▶ [Charts and diagrams as code]:
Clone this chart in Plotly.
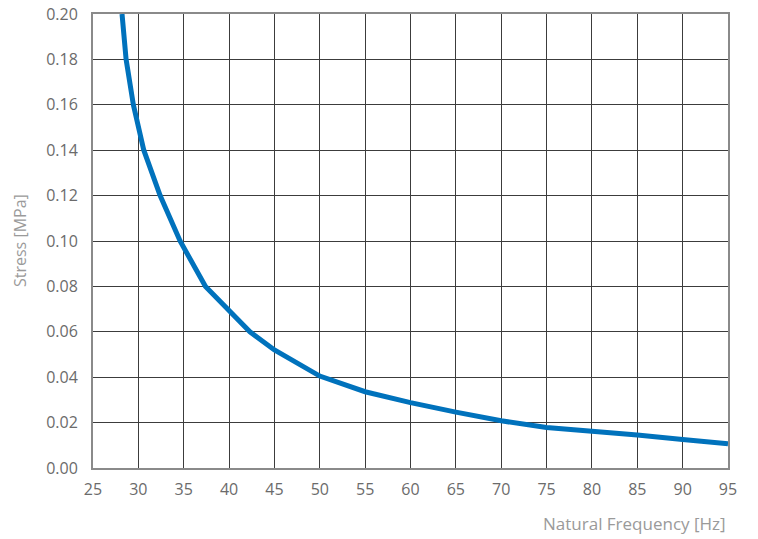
import plotly.graph_objects as go

freq = [28.2, 28.65, 29.45, 30.6, 32.4, 34.6, 37.4, 40, 42.3, 45, 50, 55, 60, 65, 70, 75, 80, 85, 90, 95]
stress = [0.20, 0.18, 0.16, 0.14, 0.12, 0.10, 0.08, 0.069, 0.06, 0.052, 0.0405, 0.0336, 0.0288, 0.0246, 0.0208, 0.0178, 0.0164, 0.0145, 0.0126, 0.0107]

x_ticks = list(range(25, 100, 5))
y_ticks = [0.00, 0.02, 0.04, 0.06, 0.08, 0.10, 0.12, 0.14, 0.16, 0.18, 0.20]
y_labels = ["%.2f" % v for v in y_ticks]

fig = go.Figure()
fig.add_trace(go.Scatter(x=freq, y=stress, mode="lines",
                         line=dict(color="#0072BC", width=5), hoverinfo="skip"))

FONT = "Open Sans, sans-serif"
tickfont = dict(family=FONT, size=16, color="#6b6b6b")
fig.update_layout(
    width=758, height=539,
    margin=dict(l=93, r=30, t=14, b=71, autoexpand=False),
    paper_bgcolor="white", plot_bgcolor="white",
    showlegend=False,
    xaxis=dict(range=[25, 95], tickvals=x_ticks, ticktext=[str(v) for v in x_ticks],
               showgrid=True, gridcolor="#3c3c3c", gridwidth=1,
               showline=True, linecolor="#8a8a8a", linewidth=2, mirror=True,
               ticks="", tickfont=tickfont, ticklabelstandoff=6, zeroline=False,
               ticklabeloverflow="allow", automargin=False),
    yaxis=dict(range=[0, 0.20], tickvals=y_ticks, ticktext=y_labels,
               showgrid=True, gridcolor="#3c3c3c", gridwidth=1,
               showline=True, linecolor="#8a8a8a", linewidth=2, mirror=True,
               ticks="", tickfont=tickfont, ticklabelstandoff=10, zeroline=False,
               ticklabeloverflow="allow", automargin=False),
    annotations=[
        dict(text="Natural Frequency [Hz]", xref="paper", yref="paper", x=1, y=0,
             xanchor="right", yanchor="top", yshift=-42, showarrow=False,
             font=dict(family=FONT, size=17, color="#9a9a9a")),
        dict(text="Stress [MPa]", xref="paper", yref="paper", x=0, y=0.5,
             xanchor="center", yanchor="middle", xshift=-73, textangle=-90, showarrow=False,
             font=dict(family=FONT, size=16, color="#9a9a9a")),
    ],
)
fig.write_html("out.html", config={"displayModeBar": False},
               post_script="document.body.style.margin='0';document.body.style.overflow='hidden';")
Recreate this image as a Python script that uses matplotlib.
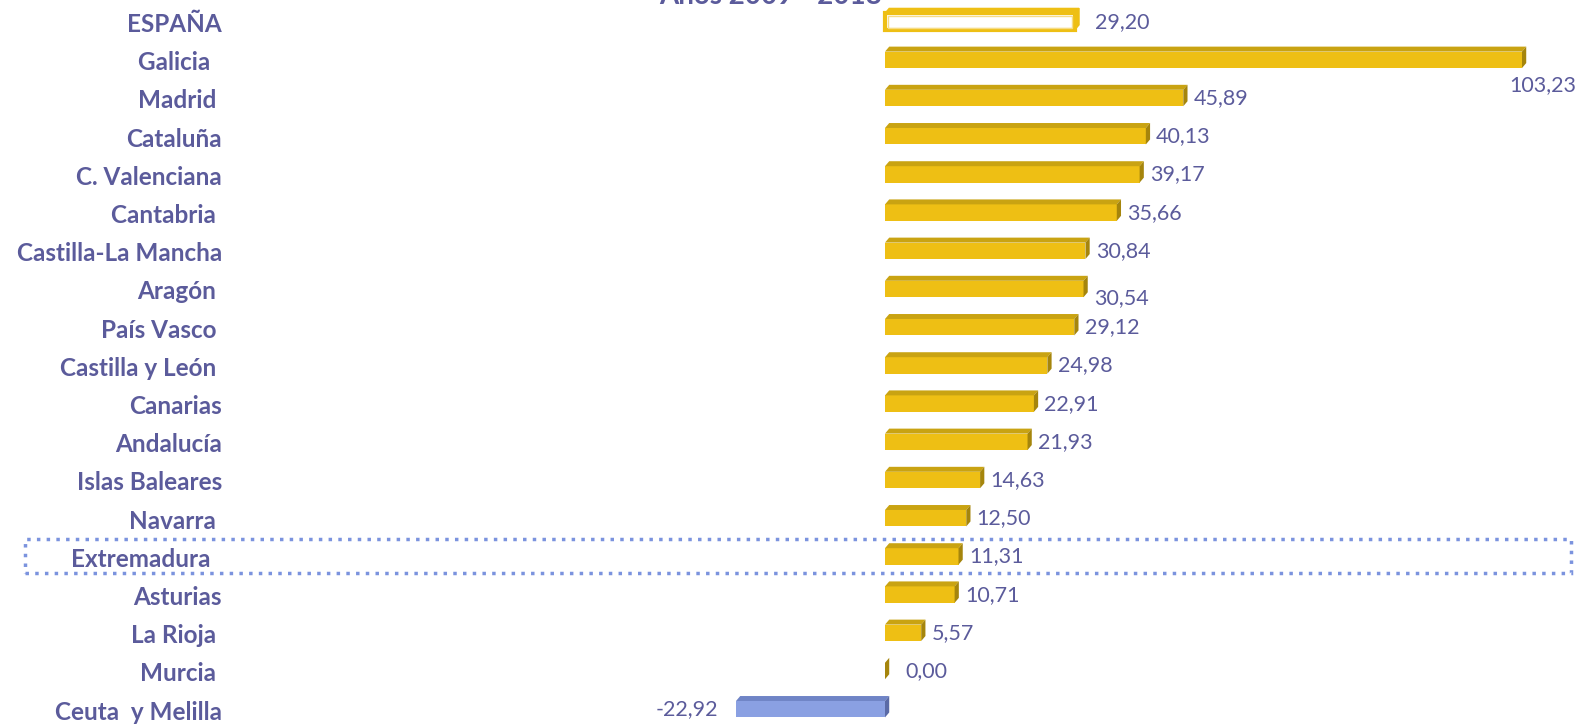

▶ [JOB]: Return all of the entries exactly as written, but drop any pictures they hold.

▶ [OUTPUT]:
Clone this chart in Plotly.
import plotly.graph_objects as go

freq = [28.2, 28.65, 29.45, 30.6, 32.4, 34.6, 37.4, 40, 42.3, 45, 50, 55, 60, 65, 70, 75, 80, 85, 90, 95]
stress = [0.20, 0.18, 0.16, 0.14, 0.12, 0.10, 0.08, 0.069, 0.06, 0.052, 0.0405, 0.0336, 0.0288, 0.0246, 0.0208, 0.0178, 0.0164, 0.0145, 0.0126, 0.0107]

x_ticks = list(range(25, 100, 5))
y_ticks = [0.00, 0.02, 0.04, 0.06, 0.08, 0.10, 0.12, 0.14, 0.16, 0.18, 0.20]
y_labels = ["%.2f" % v for v in y_ticks]

fig = go.Figure()
fig.add_trace(go.Scatter(x=freq, y=stress, mode="lines",
                         line=dict(color="#0072BC", width=5), hoverinfo="skip"))

FONT = "Open Sans, sans-serif"
tickfont = dict(family=FONT, size=16, color="#6b6b6b")
fig.update_layout(
    width=758, height=539,
    margin=dict(l=93, r=30, t=14, b=71, autoexpand=False),
    paper_bgcolor="white", plot_bgcolor="white",
    showlegend=False,
    xaxis=dict(range=[25, 95], tickvals=x_ticks, ticktext=[str(v) for v in x_ticks],
               showgrid=True, gridcolor="#3c3c3c", gridwidth=1,
               showline=True, linecolor="#8a8a8a", linewidth=2, mirror=True,
               ticks="", tickfont=tickfont, ticklabelstandoff=6, zeroline=False,
               ticklabeloverflow="allow", automargin=False),
    yaxis=dict(range=[0, 0.20], tickvals=y_ticks, ticktext=y_labels,
               showgrid=True, gridcolor="#3c3c3c", gridwidth=1,
               showline=True, linecolor="#8a8a8a", linewidth=2, mirror=True,
               ticks="", tickfont=tickfont, ticklabelstandoff=10, zeroline=False,
               ticklabeloverflow="allow", automargin=False),
    annotations=[
        dict(text="Natural Frequency [Hz]", xref="paper", yref="paper", x=1, y=0,
             xanchor="right", yanchor="top", yshift=-42, showarrow=False,
             font=dict(family=FONT, size=17, color="#9a9a9a")),
        dict(text="Stress [MPa]", xref="paper", yref="paper", x=0, y=0.5,
             xanchor="center", yanchor="middle", xshift=-73, textangle=-90, showarrow=False,
             font=dict(family=FONT, size=16, color="#9a9a9a")),
    ],
)
fig.write_html("out.html", config={"displayModeBar": False},
               post_script="document.body.style.margin='0';document.body.style.overflow='hidden';")
Recreate this image as a Python script that uses matplotlib.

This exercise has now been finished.